According to the high speed rail authority’s website, the bullet train is expected to reduce CO2 emissions by just over one million metric tons annually by 2040. This reduction is supposed to be achieved by replacing almost 10 million miles of motor vehicle travel each day, and eliminating between 93 and 171 daily flights. But these HSR projections have two fatal flaws: they are based on unrealistically high ridership estimates and they fail to take into account the transition to hybrid and plug-in electric cars. If HSR’s numbers are adjusted to take these factors into account, the project’s emission savings turn out to be much less. Further, they won’t have a meaningful impact on climate change.

HSR’s Environmental Impact Report used EMFAC2007 to estimate emission savings. EMFAC2007 is an emission model published by the California Air Resources Board ten years ago.  It has since been superseded by new versions released in 2011 and 2014. The EMFAC web page specifically states: “Do not use EMFAC 2007 for new studies.”. Back in 2007, no Teslas, Chevy Volts or Nissan Leafs had shipped, nor had California begun building its large network of vehicle charging stations. An emissions model created back in 2007 could not take into account what is now obvious: we are undergoing the initial phases of a transition away from gasoline-powered vehicles to hybrid and plug-in electric cars. In fact, the state’s goal is for all new cars to be zero emission vehicles by 2050.

Since electric cars use the same power sources as high speed rail their respective contributions to greenhouse gas emissions will be proportional. If electricity is derived from coal, its use will be associated with large volumes of greenhouse gases. If, on the other hand, the electricity comes from wind, solar or nuclear, generating and using it won’t contribute to global warming. How much (or even whether) HSR reduces greenhouse gas emissions will then depend on how clean our electricity is, and (if it is not totally clean) how full the HSR trains are. A train carrying several hundred passengers will likely use less electricity than several hundred cars, but the energy savings won’t materialize if most seats on the train are not occupied.
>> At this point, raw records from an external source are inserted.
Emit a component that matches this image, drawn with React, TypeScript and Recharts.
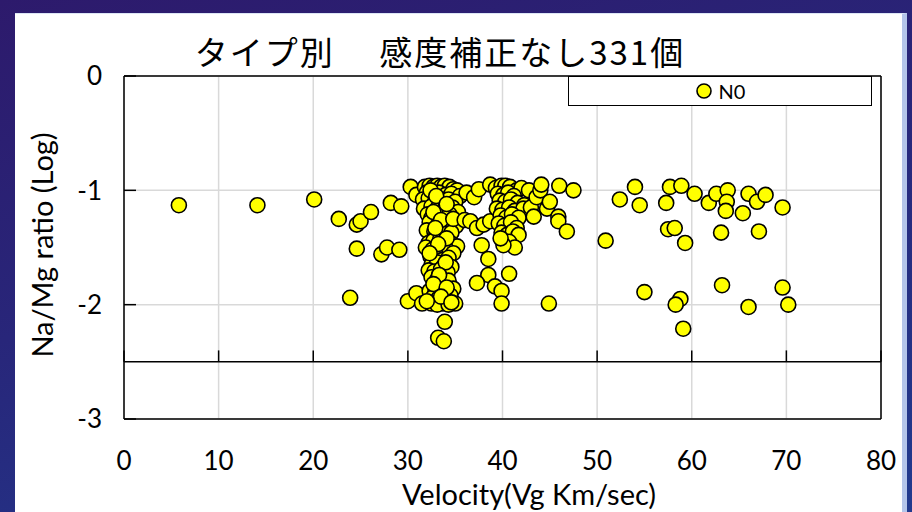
import { ScatterChart, Scatter, XAxis, YAxis, CartesianGrid, ReferenceLine, Legend } from 'recharts'

const chartTitle = 'タイプ別　 感度補正なし331個'
const seriesName = 'N0'
const xTitle = 'Velocity(Vg Km/sec)'
const yTitle = 'Na/Mg ratio (Log)'
const xTicks = [0, 10, 20, 30, 40, 50, 60, 70, 80]
const yTicks = [-3, -2, -1, 0]
const cutLine = -2.5

// [velocity (km/s), log10(Na/Mg)]
const slowPoints = [
  [5.8, -1.13], [14.1, -1.13], [20.1, -1.08], [22.7, -1.25], [23.9, -1.94], [24.6, -1.51],
  [24.6, -1.3], [25.0, -1.27], [26.1, -1.19], [27.2, -1.56], [27.8, -1.5], [28.2, -1.11],
  [29.1, -1.52], [29.3, -1.14], [30.0, -1.97], [30.3, -0.97], [30.9, -1.04], [30.9, -1.9],
  [31.5, -1.99],
]

const columnPoints = [
  [31.8, -0.97], [32.3, -0.96], [32.7, -0.97], [33.1, -0.96], [33.5, -0.97], [33.9, -0.96],
  [34.4, -0.97], [34.8, -0.99], [35.2, -1.0], [32.0, -1.02], [32.6, -1.03], [33.3, -1.02],
  [34.0, -1.04], [34.6, -1.03], [35.5, -1.05], [31.6, -1.08], [32.2, -1.07], [32.9, -1.09],
  [33.6, -1.08], [34.3, -1.08], [35.0, -1.1], [31.7, -1.16], [32.5, -1.14], [33.2, -1.15],
  [33.9, -1.16], [34.7, -1.15], [35.3, -1.19], [32.1, -1.21], [32.5, -1.24], [33.0, -1.22],
  [33.7, -1.23], [34.4, -1.21], [32.3, -1.28], [33.2, -1.3], [34.0, -1.29], [34.3, -1.33],
  [35.1, -1.31], [32.0, -1.35], [32.8, -1.36], [33.0, -1.39], [33.8, -1.38], [34.6, -1.37],
  [32.2, -1.46], [32.7, -1.44], [33.4, -1.43], [33.9, -1.49], [34.5, -1.46], [35.2, -1.49],
  [31.9, -1.5], [32.6, -1.52], [33.4, -1.54], [34.1, -1.52], [34.8, -1.55], [32.4, -1.58],
  [33.0, -1.57], [33.6, -1.61], [34.3, -1.59], [32.5, -1.65], [33.1, -1.63], [33.8, -1.66],
  [34.6, -1.67], [32.2, -1.7], [32.8, -1.71], [33.5, -1.69], [34.2, -1.72], [32.5, -1.76],
  [33.1, -1.78], [33.6, -1.81], [34.3, -1.79], [32.9, -1.84], [33.4, -1.86], [34.8, -1.86],
  [32.3, -1.88], [32.9, -1.89], [33.9, -1.91], [34.5, -1.92], [32.6, -1.94], [33.2, -1.95],
  [34.0, -1.96], [32.5, -1.99], [33.7, -1.99], [35.0, -1.99], [33.1, -2.0], [34.3, -2.0],
  [32.4, -1.0], [33.0, -1.05], [34.1, -1.12], [32.7, -1.19], [33.5, -1.26], [34.8, -1.25],
  [32.9, -1.33], [34.1, -1.42], [33.2, -1.47], [32.3, -1.55], [34.0, -1.63], [33.3, -1.74],
  [32.7, -1.82], [34.1, -1.85], [33.5, -1.93], [32.0, -1.97], [34.6, -1.98], [33.9, -2.15],
  [33.2, -2.29], [33.8, -2.32],
]

const midPoints = [
  [36.2, -1.02], [37.0, -1.06], [37.5, -0.99], [38.7, -0.95], [36.0, -1.26], [36.6, -1.27],
  [37.3, -1.33], [38.0, -1.3], [38.7, -1.27], [37.8, -1.48], [38.5, -1.6], [38.5, -1.74],
  [37.3, -1.81], [39.2, -1.84], [39.9, -1.88], [40.7, -1.73], [39.9, -1.99], [39.3, -0.98],
  [39.9, -0.96], [40.3, -0.96], [40.8, -0.97], [41.5, -1.0], [42.0, -0.98], [39.5, -1.03],
  [40.1, -1.04], [40.6, -1.02], [41.2, -1.05], [39.7, -1.09], [40.3, -1.1], [40.9, -1.08],
  [41.6, -1.11], [42.3, -1.13], [39.4, -1.16], [40.0, -1.17], [40.7, -1.15], [41.3, -1.18],
  [42.2, -1.16], [39.8, -1.22], [40.4, -1.24], [41.0, -1.21], [41.7, -1.24], [39.6, -1.29],
  [40.2, -1.31], [40.9, -1.28], [41.5, -1.33], [39.9, -1.37], [40.5, -1.39], [41.1, -1.36],
  [41.7, -1.39], [40.1, -1.44], [40.7, -1.45], [41.3, -1.5], [40.1, -1.48], [39.8, -1.42],
  [42.8, -1.0], [43.0, -1.15], [43.3, -1.23], [43.6, -1.06], [44.0, -1.0], [44.1, -0.95],
  [44.7, -1.16], [45.0, -1.1], [45.9, -1.23], [45.9, -1.27], [46.0, -0.96], [46.8, -1.36],
  [47.5, -1.0], [44.9, -1.99],
]

const fastPoints = [
  [50.9, -1.44], [52.4, -1.08], [54.0, -0.97], [54.5, -1.13], [55.0, -1.89], [57.3, -1.11],
  [57.7, -0.97], [58.9, -0.96], [60.3, -1.03], [57.5, -1.34], [58.2, -1.33], [59.3, -1.46],
  [58.8, -1.95], [58.3, -2.0], [59.1, -2.21], [61.8, -1.11], [62.6, -1.03], [63.8, -1.0],
  [63.7, -1.1], [63.6, -1.18], [63.1, -1.37], [63.2, -1.83], [65.4, -1.2], [66.0, -1.03],
  [66.9, -1.1], [67.8, -1.04], [67.1, -1.36], [66.0, -2.02], [69.6, -1.15], [69.6, -1.85],
  [70.2, -2.0],
]

const data = [...slowPoints, ...columnPoints, ...midPoints, ...fastPoints].map(([v, r]) => ({ v, r }))

const font = 'Lato, "Noto Sans", sans-serif'

const Marker = (p: any) => (
  <circle cx={p.cx} cy={p.cy} r={7.5} fill="#ffff00" stroke="#000" strokeWidth={1.6} />
)

const LegendBox = () => (
  <div
    style={{
      height: 30, boxSizing: 'border-box', border: '1.5px solid #000', background: '#fff',
      display: 'flex', alignItems: 'center', justifyContent: 'center', gap: 6,
      fontFamily: font, fontSize: 20, color: '#000',
    }}
  >
    <svg width={18} height={18}>
      <circle cx={9} cy={9} r={7} fill="#ffff00" stroke="#000" strokeWidth={1.6} />
    </svg>
    <span>{seriesName}</span>
  </div>
)

export default function App() {
  return (
    <div
      style={{
        position: 'fixed', left: 0, top: 0, width: 912, height: 512, overflow: 'hidden',
        background: 'linear-gradient(165deg, #2d1a6c 0%, #28267a 45%, #213a8e 100%)',
      }}
    >
      <div
        style={{
          position: 'absolute', left: 15, top: 13, width: 887, height: 499, background: '#fff',
          borderRight: '5px solid #b4c5ea', borderTop: '1px solid #dce5f5',
        }}
      />
      <div
        style={{
          position: 'absolute', left: 0, top: 29, width: 880, height: 44, lineHeight: '44px',
          textAlign: 'center', whiteSpace: 'pre', fontFamily: '"Noto Sans CJK JP", sans-serif',
          fontSize: 33, letterSpacing: 2, color: '#000',
        }}
      >
        {chartTitle}
      </div>
      <div style={{ position: 'absolute', left: 0, top: 0 }}>
        <ScatterChart width={912} height={512} margin={{ top: 76, right: 31, bottom: 33, left: 15 }}>
          <CartesianGrid stroke="#d9d9d9" strokeWidth={1.5} />
          <XAxis
            type="number"
            dataKey="v"
            domain={[0, 80]}
            ticks={xTicks}
            height={60}
            tickSize={0}
            tickMargin={33}
            axisLine={{ stroke: '#000', strokeWidth: 1.5 }}
            tick={{ fontSize: 26, fill: '#000', fontFamily: font }}
            label={() => (
              <text x={529} y={505} textAnchor="middle" fontSize={29} fontFamily={font} fill="#000">
                {xTitle}
              </text>
            )}
          />
          <YAxis
            type="number"
            dataKey="r"
            domain={[-3, 0]}
            ticks={yTicks}
            width={109}
            tickSize={-12}
            tickMargin={34}
            axisLine={{ stroke: '#000', strokeWidth: 1.5 }}
            tickLine={{ stroke: '#000', strokeWidth: 1.5 }}
            tick={{ fontSize: 26, fill: '#000', fontFamily: font }}
            label={() => (
              <text
                x={53} y={245} transform="rotate(-90 53 245)" textAnchor="middle"
                fontSize={29} fontFamily={font} fill="#000"
              >
                {yTitle}
              </text>
            )}
          />
          <ReferenceLine y={0} stroke="#000" strokeWidth={1.5} />
          <ReferenceLine x={80} stroke="#000" strokeWidth={1.5} />
          <ReferenceLine y={cutLine} stroke="#000" strokeWidth={1.5} />
          {xTicks.map((t) => (
            <ReferenceLine
              key={t}
              segment={[{ x: t, y: cutLine }, { x: t, y: cutLine + 0.1 }]}
              stroke="#000"
              strokeWidth={1.5}
            />
          ))}
          <Legend
            layout="horizontal"
            verticalAlign="middle"
            align="center"
            content={<LegendBox />}
            wrapperStyle={{ position: 'absolute', left: 568, top: 76, width: 304, height: 30 }}
          />
          <Scatter
            name={seriesName}
            data={data}
            shape={Marker}
            isAnimationActive={false}
          />
        </ScatterChart>
      </div>
    </div>
  )
}
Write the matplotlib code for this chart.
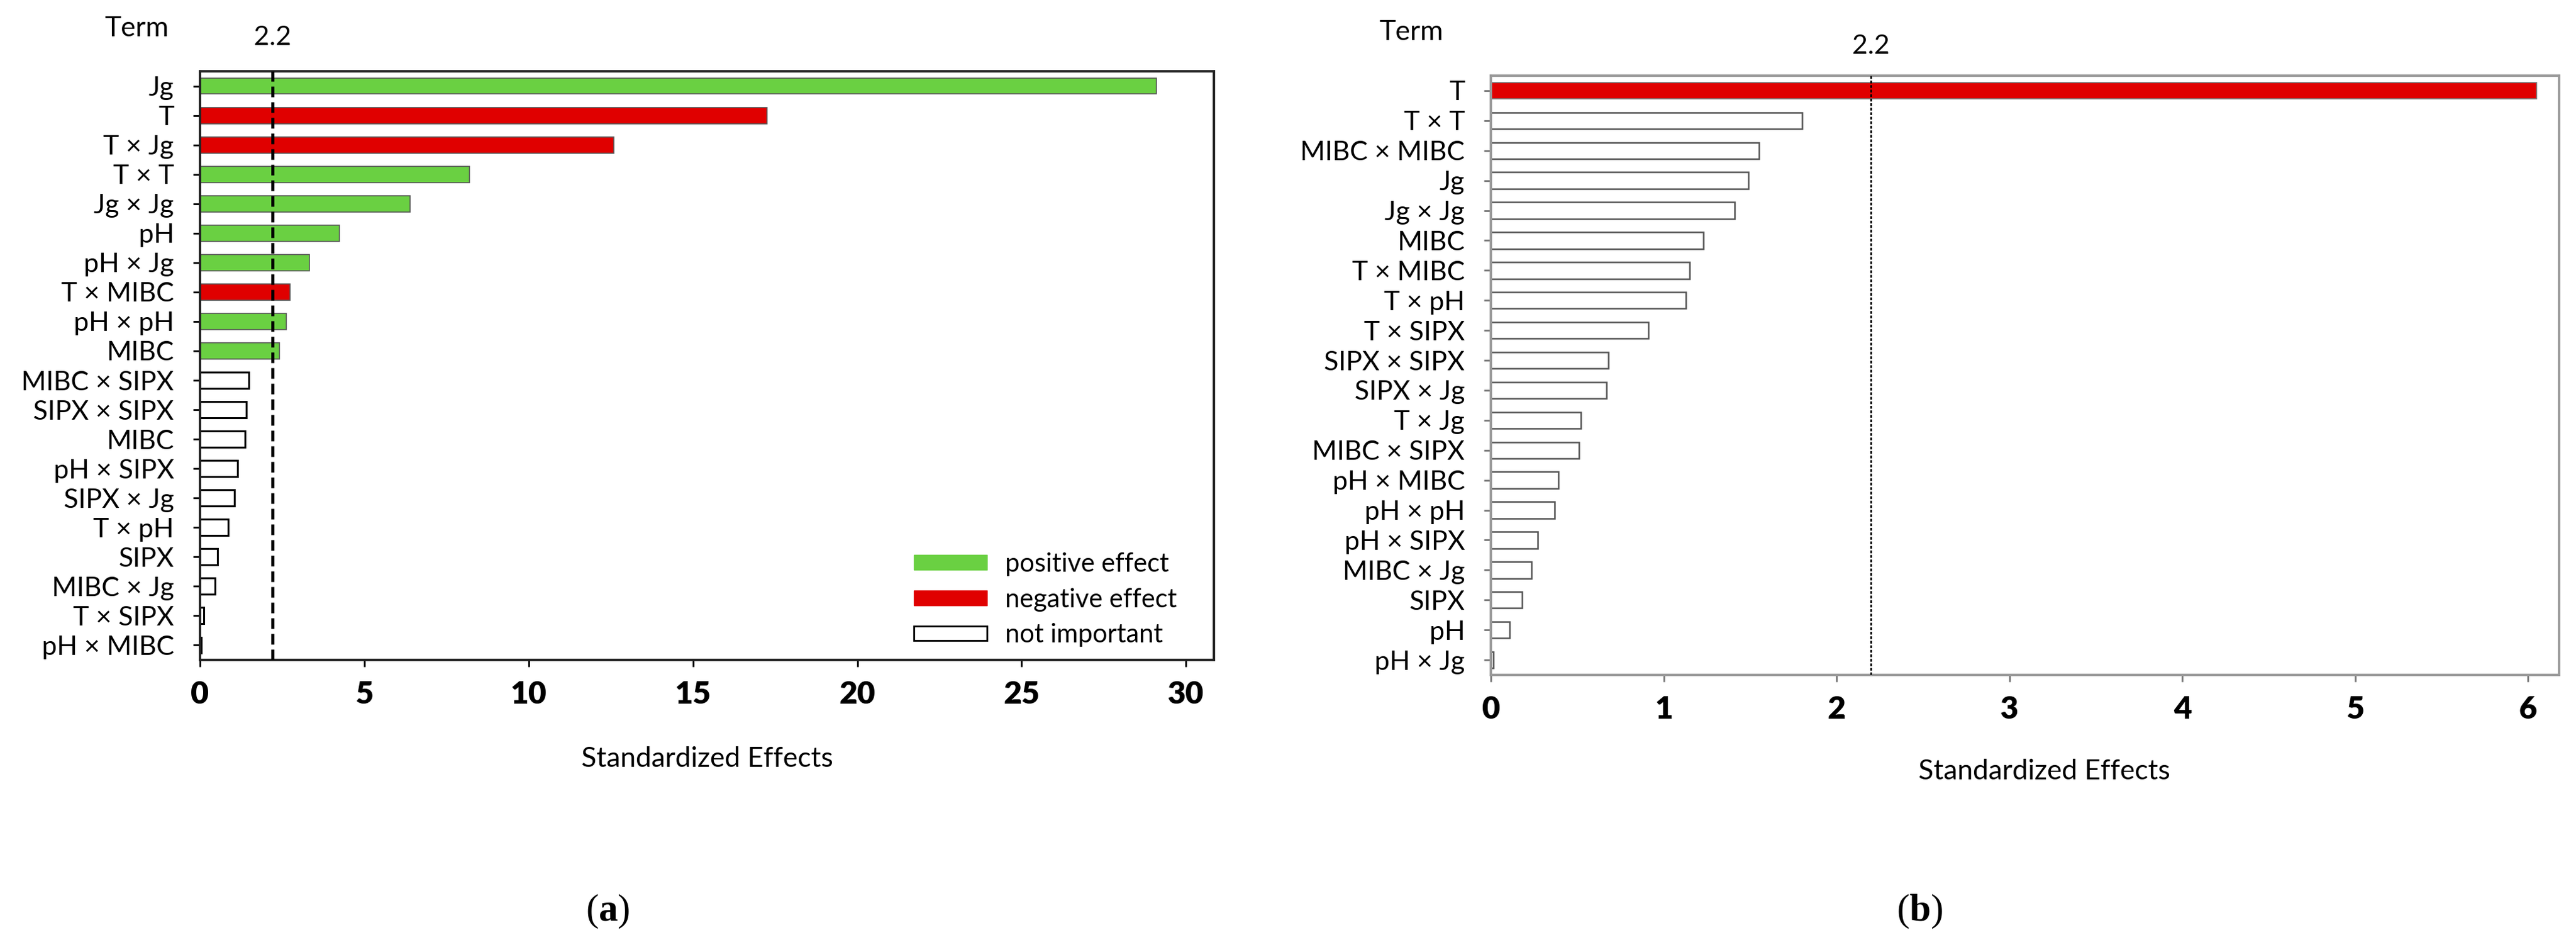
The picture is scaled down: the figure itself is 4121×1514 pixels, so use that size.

And that brings us to the ridership issue. CPC’s recent infrastructure study reviewed evidence suggesting that HSR’s ridership estimates are wildly optimistic. For example, we point out that HSR’s 2040 ridership projection of 33.2 million – 56.8 million passengers is far above current ridership of 11.7 million in Amtrak’s northeast corridor linking Boston, New York and Washington. The northeast corridor has more people, is more densely populated and is much more accustomed to rail travel than California – so its ridership levels would appear to provide a ceiling for California HSR utilization. If that’s the case, HSR is overstating ridership – and thus greenhouse gas emissions savings – by a factor of three or more.

Even in the extremely unlike event that HSR’s one million metric ton annual emission savings estimate were to be realized, it wouldn’t have a significant impact on global warming. According to EPA figures, global CO2 emissions total 9449 metric tons in 2011. Assuming this level remains constant and that HSR’s estimates are correct, the project would only reduce global emissions by about 0.01%. And, based on the evidence provided above, it is safe to assume that the real savings will be a small fraction of this figure.

A fair rejoinder is that even though nothing California does by itself will significantly move the dial on global emissions, the example we set for the result of the world is more important. If an affluent economy like ours’ can’t get emissions under control, how can we expect others to do so. But if we want to set an example, shouldn’t we do so in a cost-effective manner? Spending $64 billion to achieve minimal emission savings does not set a good example. Undoubtedly, there are ways to make steeper reductions in emissions at lower cost.

Marc Joffe is the director of policy research for the California Policy Center.